> Exercise brief:
Transcribe the whole listing without a single picture.

------------

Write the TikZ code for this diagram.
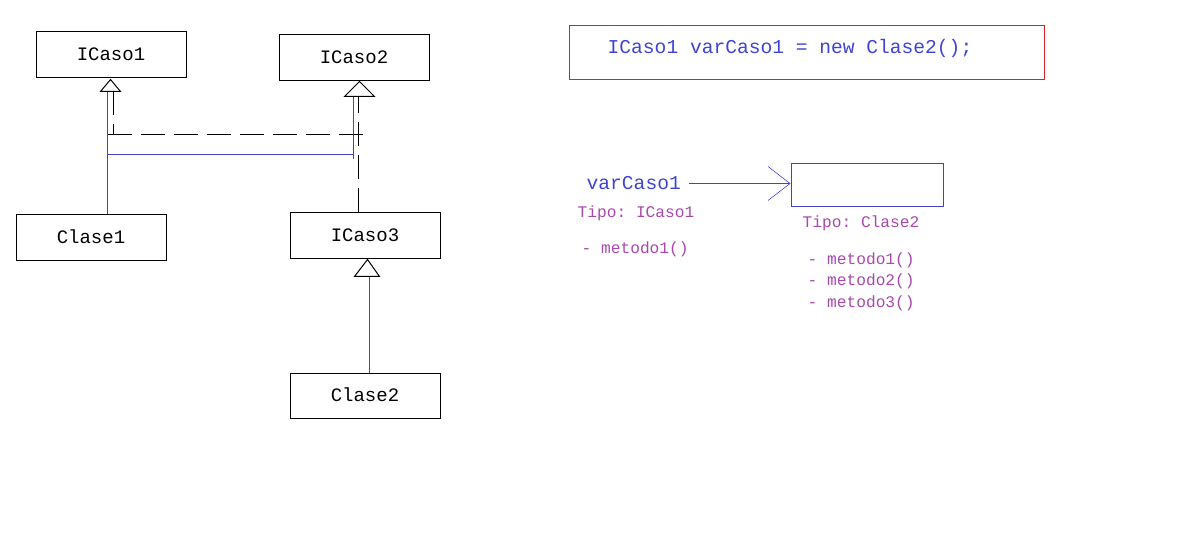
\documentclass[tikz,border=0pt]{standalone}
\usepackage{fontspec}
\setmonofont{Liberation Mono}
\usetikzlibrary{arrows.meta}
\definecolor{codeblue}{RGB}{62,68,210}
\definecolor{lineblue}{RGB}{66,66,205}
\definecolor{tpurple}{RGB}{168,72,172}
\definecolor{boxred}{RGB}{225,30,35}
\tikzset{
  cls/.style={draw=black, line width=1pt, minimum width=150pt, minimum height=46pt,
    inner sep=0pt, anchor=north west, font=\ttfamily\fontsize{19}{19}\selectfont,
    text height=12pt, text depth=1pt},
  realize/.style={draw=lineblue, line width=1pt},
  depend/.style={draw=black, line width=1pt, dash pattern=on 24pt off 9pt},
  tri/.style={draw=black, fill=white, line width=1pt, line join=miter},
  codetext/.style={text=codeblue, inner sep=0pt, anchor=west, font=\ttfamily\fontsize{19.6}{20}\selectfont},
  ptext/.style={text=tpurple, inner sep=0pt, anchor=west, align=left, font=\ttfamily\fontsize{16.2}{21.5}\selectfont},
}
\begin{document}
\begin{tikzpicture}[x=1pt,y=-1pt]
\useasboundingbox (0,0) rectangle (1202,553);
\begin{scope}[shift={(0.5,0.5)}]
% class boxes
\node[cls] (ICaso1) at (35,31) {ICaso1};
\node[cls] (ICaso2) at (278,34) {ICaso2};
\node[cls] (Clase1) at (15,214) {Clase1};
\node[cls] (ICaso3) at (289,212) {ICaso3};
\node[cls, minimum height=45pt] (Clase2) at (289,372) {Clase2};
% junction coordinates
\coordinate (b1) at (107,91);
\coordinate (h1) at (107,154);
\coordinate (h2) at (353,154);
\coordinate (v2top) at (353,96);
\coordinate (v2bot) at (353,159);
\coordinate (d1top) at (113,91);
\coordinate (d1bot) at (113,134);
\coordinate (dh1) at (107,134);
\coordinate (dh2) at (364,134);
\coordinate (d2top) at (358,96);
\coordinate (b3) at (369,277);
% blue realization lines
\draw[realize] (Clase1.north -| b1) -- (b1);
\draw[realize] (h1) -- (h2);
\draw[realize] (v2bot) -- (v2top);
\draw[realize] (Clase2.north -| b3) -- (b3);
% dashed dependency lines
\draw[depend] (d1top) -- (d1bot);
\draw[depend] (dh1) -- (dh2);
\draw[depend] (ICaso3.north -| d2top) -- (d2top);
% triangles
\draw[tri] (110,79) -- (100,91) -- (120,91) -- cycle;
\draw[tri] (359,81) -- (344,96) -- (374,96) -- cycle;
\draw[tri] (367,259) -- (354,276) -- (379,276) -- cycle;
% code box
\node[draw=boxred, line width=1pt, minimum width=475pt, minimum height=54pt, inner sep=0pt, anchor=north west] (code) at (568,25) {};
\node[codetext] (codeline) at (607,48) {ICaso1 varCaso1 = new Clase2();};
% variable and object
\node[codetext, inner xsep=0pt] (var) at (586,183) {varCaso1};
\node[draw=lineblue, line width=1pt, minimum width=152pt, minimum height=43pt, inner sep=0pt, anchor=north west] (obj) at (790,163) {};
\draw[draw=lineblue, line width=0.8pt, shorten <=8pt,
  -{Straight Barb[length=22pt, width=34pt, line width=0.6pt]}] (var.east) -- (var.east -| obj.west);
% purple annotations
\node[ptext] (tipo1) at (577,213) {Tipo: ICaso1};
\node[ptext] (met1) at (581,249) {- metodo1()};
\node[ptext] (tipo2) at (802,223) {Tipo: Clase2};
\node[ptext, anchor=north west] (met2) at (807,252) {- metodo1()\\- metodo2()\\- metodo3()};
\end{scope}
\end{tikzpicture}
\end{document}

------------

> Solution to this task:
Write the TikZ code for this diagram.
\documentclass[tikz,border=0pt]{standalone}
\usepackage{fontspec}
\setmonofont{Liberation Mono}
\usetikzlibrary{arrows.meta}
\definecolor{codeblue}{RGB}{62,68,210}
\definecolor{lineblue}{RGB}{66,66,205}
\definecolor{tpurple}{RGB}{168,72,172}
\definecolor{boxred}{RGB}{225,30,35}
\tikzset{
  cls/.style={draw=black, line width=1pt, minimum width=150pt, minimum height=46pt,
    inner sep=0pt, anchor=north west, font=\ttfamily\fontsize{19}{19}\selectfont,
    text height=12pt, text depth=1pt},
  realize/.style={draw=lineblue, line width=1pt},
  depend/.style={draw=black, line width=1pt, dash pattern=on 24pt off 9pt},
  tri/.style={draw=black, fill=white, line width=1pt, line join=miter},
  codetext/.style={text=codeblue, inner sep=0pt, anchor=west, font=\ttfamily\fontsize{19.6}{20}\selectfont},
  ptext/.style={text=tpurple, inner sep=0pt, anchor=west, align=left, font=\ttfamily\fontsize{16.2}{21.5}\selectfont},
}
\begin{document}
\begin{tikzpicture}[x=1pt,y=-1pt]
\useasboundingbox (0,0) rectangle (1202,553);
\begin{scope}[shift={(0.5,0.5)}]
% class boxes
\node[cls] (ICaso1) at (35,31) {ICaso1};
\node[cls] (ICaso2) at (278,34) {ICaso2};
\node[cls] (Clase1) at (15,214) {Clase1};
\node[cls] (ICaso3) at (289,212) {ICaso3};
\node[cls, minimum height=45pt] (Clase2) at (289,372) {Clase2};
% junction coordinates
\coordinate (b1) at (107,91);
\coordinate (h1) at (107,154);
\coordinate (h2) at (353,154);
\coordinate (v2top) at (353,96);
\coordinate (v2bot) at (353,159);
\coordinate (d1top) at (113,91);
\coordinate (d1bot) at (113,134);
\coordinate (dh1) at (107,134);
\coordinate (dh2) at (364,134);
\coordinate (d2top) at (358,96);
\coordinate (b3) at (369,277);
% blue realization lines
\draw[realize] (Clase1.north -| b1) -- (b1);
\draw[realize] (h1) -- (h2);
\draw[realize] (v2bot) -- (v2top);
\draw[realize] (Clase2.north -| b3) -- (b3);
% dashed dependency lines
\draw[depend] (d1top) -- (d1bot);
\draw[depend] (dh1) -- (dh2);
\draw[depend] (ICaso3.north -| d2top) -- (d2top);
% triangles
\draw[tri] (110,79) -- (100,91) -- (120,91) -- cycle;
\draw[tri] (359,81) -- (344,96) -- (374,96) -- cycle;
\draw[tri] (367,259) -- (354,276) -- (379,276) -- cycle;
% code box
\node[draw=boxred, line width=1pt, minimum width=475pt, minimum height=54pt, inner sep=0pt, anchor=north west] (code) at (568,25) {};
\node[codetext] (codeline) at (607,48) {ICaso1 varCaso1 = new Clase2();};
% variable and object
\node[codetext, inner xsep=0pt] (var) at (586,183) {varCaso1};
\node[draw=lineblue, line width=1pt, minimum width=152pt, minimum height=43pt, inner sep=0pt, anchor=north west] (obj) at (790,163) {};
\draw[draw=lineblue, line width=0.8pt, shorten <=8pt,
  -{Straight Barb[length=22pt, width=34pt, line width=0.6pt]}] (var.east) -- (var.east -| obj.west);
% purple annotations
\node[ptext] (tipo1) at (577,213) {Tipo: ICaso1};
\node[ptext] (met1) at (581,249) {- metodo1()};
\node[ptext] (tipo2) at (802,223) {Tipo: Clase2};
\node[ptext, anchor=north west] (met2) at (807,252) {- metodo1()\\- metodo2()\\- metodo3()};
\end{scope}
\end{tikzpicture}
\end{document}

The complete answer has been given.